Magnetic Circular Dichroism (MCD) studies on GaMnAs

Although there is general consensus that the ferromagnetic coupling between Mn spins in GaMnAs is mediated by itinerant holes, the nature of the hole wavefunctions is still under debate. We studied MCD on a series of Ga$_{1-x}$Mn$_x$As layers grown by MBE, with x ranging from 0.02 to 0.06 to address this issue. We compare the MCD spectra taken on those samples with spectra taken on Ga$_{0.98}$Mn$_{0.02}$As samples co-doped with Be.
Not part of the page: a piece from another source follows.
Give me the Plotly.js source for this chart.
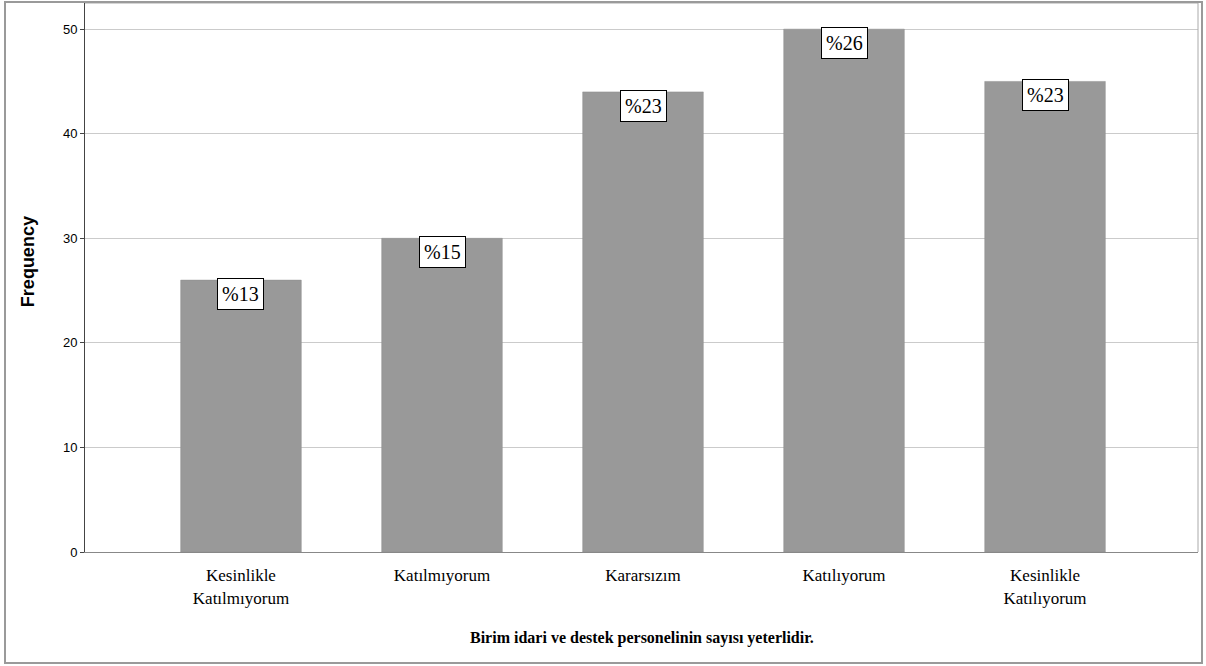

We observe that the MCD signal disappears in the vicinity of the energy gap for samples with Be concentration higher than $1 \times10^{20}$ cm$^{-3}$ while in the undoped samples (even for x = 0.06) MCD rises sharply at the band gap. As was shown by Berciu et al [1], the MCD signal in GaMnAs arises primarily from a difference in the density of spin-up and spin-down states in the valence band. In the case of Be-doped samples the Fermi level lies in the valence band and consequently interband transitions at the band gap disappear. By contrast, strong MCD signal observed at the band gap in the undoped samples indicates a difference in the density of spin-up and spin-down states at the top of the band, indicating that the Fermi level must lie in the IB. \newline [1] M. Berciu et al., Phys. Rev. Lett. 102, 247202 (2009).